-- START Dataset rows --

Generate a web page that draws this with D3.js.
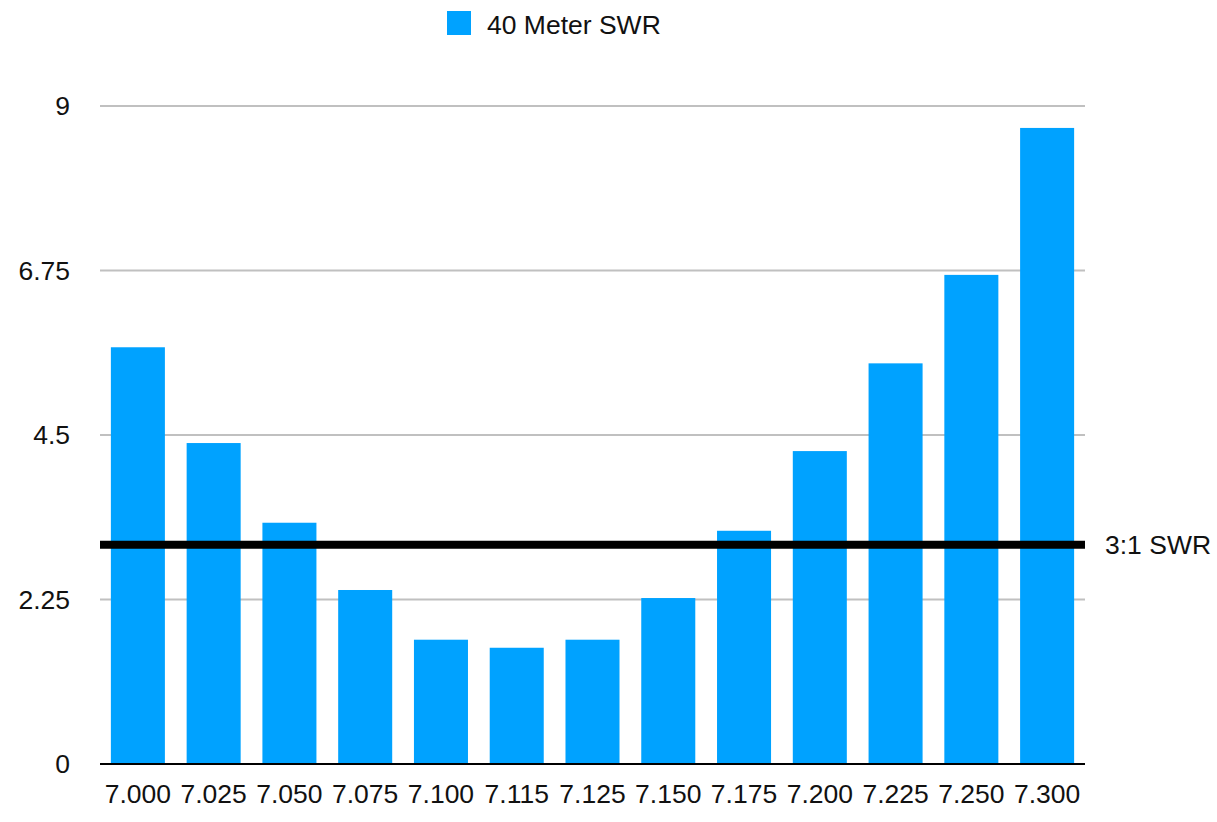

-- END Dataset rows --
-- START Dataset rows --

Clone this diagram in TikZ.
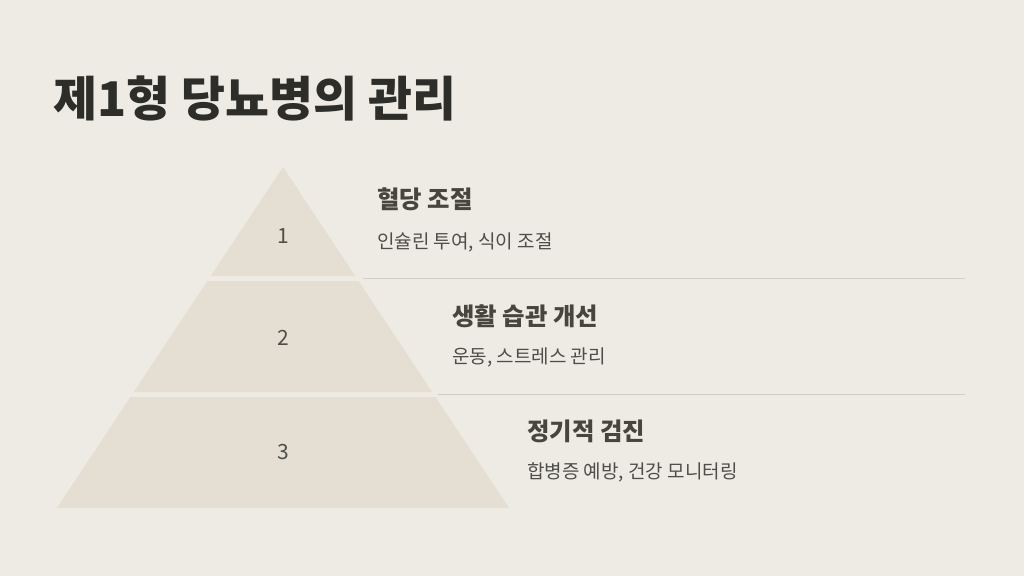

-- END Dataset rows --
-- START Dataset rows --

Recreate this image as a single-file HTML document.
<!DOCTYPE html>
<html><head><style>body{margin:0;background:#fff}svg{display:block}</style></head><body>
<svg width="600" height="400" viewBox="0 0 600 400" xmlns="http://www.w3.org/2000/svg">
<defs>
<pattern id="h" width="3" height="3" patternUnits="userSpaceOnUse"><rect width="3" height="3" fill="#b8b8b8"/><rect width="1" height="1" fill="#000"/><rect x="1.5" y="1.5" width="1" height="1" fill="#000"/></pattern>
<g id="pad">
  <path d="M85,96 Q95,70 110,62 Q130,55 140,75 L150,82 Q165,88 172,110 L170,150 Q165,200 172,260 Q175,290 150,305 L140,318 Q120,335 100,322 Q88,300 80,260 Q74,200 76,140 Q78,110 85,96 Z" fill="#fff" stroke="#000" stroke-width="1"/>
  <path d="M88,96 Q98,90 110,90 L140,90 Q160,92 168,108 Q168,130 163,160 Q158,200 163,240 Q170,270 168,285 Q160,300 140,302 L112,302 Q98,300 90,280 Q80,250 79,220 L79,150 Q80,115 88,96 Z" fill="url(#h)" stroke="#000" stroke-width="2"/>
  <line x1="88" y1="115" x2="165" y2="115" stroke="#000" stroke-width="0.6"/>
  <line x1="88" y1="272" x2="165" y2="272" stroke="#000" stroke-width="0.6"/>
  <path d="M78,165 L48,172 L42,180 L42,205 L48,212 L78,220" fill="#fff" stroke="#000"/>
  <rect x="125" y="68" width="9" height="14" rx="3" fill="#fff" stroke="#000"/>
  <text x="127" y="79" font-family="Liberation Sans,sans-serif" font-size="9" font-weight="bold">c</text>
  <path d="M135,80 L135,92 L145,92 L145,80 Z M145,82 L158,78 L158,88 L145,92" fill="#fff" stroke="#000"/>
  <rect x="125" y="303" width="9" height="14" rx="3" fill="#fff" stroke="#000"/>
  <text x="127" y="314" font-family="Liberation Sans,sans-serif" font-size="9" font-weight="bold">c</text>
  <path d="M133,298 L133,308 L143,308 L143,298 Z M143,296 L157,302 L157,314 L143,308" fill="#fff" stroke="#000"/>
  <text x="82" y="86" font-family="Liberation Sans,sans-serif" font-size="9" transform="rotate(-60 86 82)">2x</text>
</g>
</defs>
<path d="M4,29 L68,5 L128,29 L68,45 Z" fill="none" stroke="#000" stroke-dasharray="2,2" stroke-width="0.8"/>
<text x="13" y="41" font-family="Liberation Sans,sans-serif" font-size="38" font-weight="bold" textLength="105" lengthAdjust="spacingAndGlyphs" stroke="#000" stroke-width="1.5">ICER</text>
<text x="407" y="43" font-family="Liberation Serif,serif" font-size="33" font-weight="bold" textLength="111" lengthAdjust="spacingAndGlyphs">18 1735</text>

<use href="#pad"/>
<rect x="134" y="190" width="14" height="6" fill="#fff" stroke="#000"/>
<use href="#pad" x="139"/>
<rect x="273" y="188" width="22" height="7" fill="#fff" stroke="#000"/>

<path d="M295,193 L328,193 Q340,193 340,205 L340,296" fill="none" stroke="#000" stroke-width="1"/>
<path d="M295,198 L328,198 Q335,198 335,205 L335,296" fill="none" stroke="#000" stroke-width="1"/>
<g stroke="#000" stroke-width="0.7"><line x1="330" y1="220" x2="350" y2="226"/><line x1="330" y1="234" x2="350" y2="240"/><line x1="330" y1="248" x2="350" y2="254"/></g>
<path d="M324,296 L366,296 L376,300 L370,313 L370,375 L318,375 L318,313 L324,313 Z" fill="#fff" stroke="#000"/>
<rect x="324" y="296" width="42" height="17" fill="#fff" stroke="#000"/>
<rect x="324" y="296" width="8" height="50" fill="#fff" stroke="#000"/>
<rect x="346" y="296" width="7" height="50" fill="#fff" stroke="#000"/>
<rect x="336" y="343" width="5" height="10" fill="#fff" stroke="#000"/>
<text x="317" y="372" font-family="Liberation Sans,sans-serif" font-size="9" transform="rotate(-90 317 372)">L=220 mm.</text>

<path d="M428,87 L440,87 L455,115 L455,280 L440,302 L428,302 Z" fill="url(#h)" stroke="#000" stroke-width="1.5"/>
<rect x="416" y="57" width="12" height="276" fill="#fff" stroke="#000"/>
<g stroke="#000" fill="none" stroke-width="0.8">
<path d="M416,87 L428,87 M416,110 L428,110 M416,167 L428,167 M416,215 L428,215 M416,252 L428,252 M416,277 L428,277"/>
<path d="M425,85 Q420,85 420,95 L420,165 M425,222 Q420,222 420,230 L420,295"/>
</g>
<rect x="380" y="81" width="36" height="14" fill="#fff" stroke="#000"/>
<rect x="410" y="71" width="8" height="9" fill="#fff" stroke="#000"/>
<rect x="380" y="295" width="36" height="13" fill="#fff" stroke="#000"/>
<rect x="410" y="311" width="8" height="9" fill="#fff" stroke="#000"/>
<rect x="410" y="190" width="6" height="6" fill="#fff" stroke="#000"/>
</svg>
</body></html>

-- END Dataset rows --

* [Request]
In the lines above, find each one with "this" and list it.

* [Task answer]
Generate a web page that draws this with D3.js.
Clone this diagram in TikZ.
Recreate this image as a single-file HTML document.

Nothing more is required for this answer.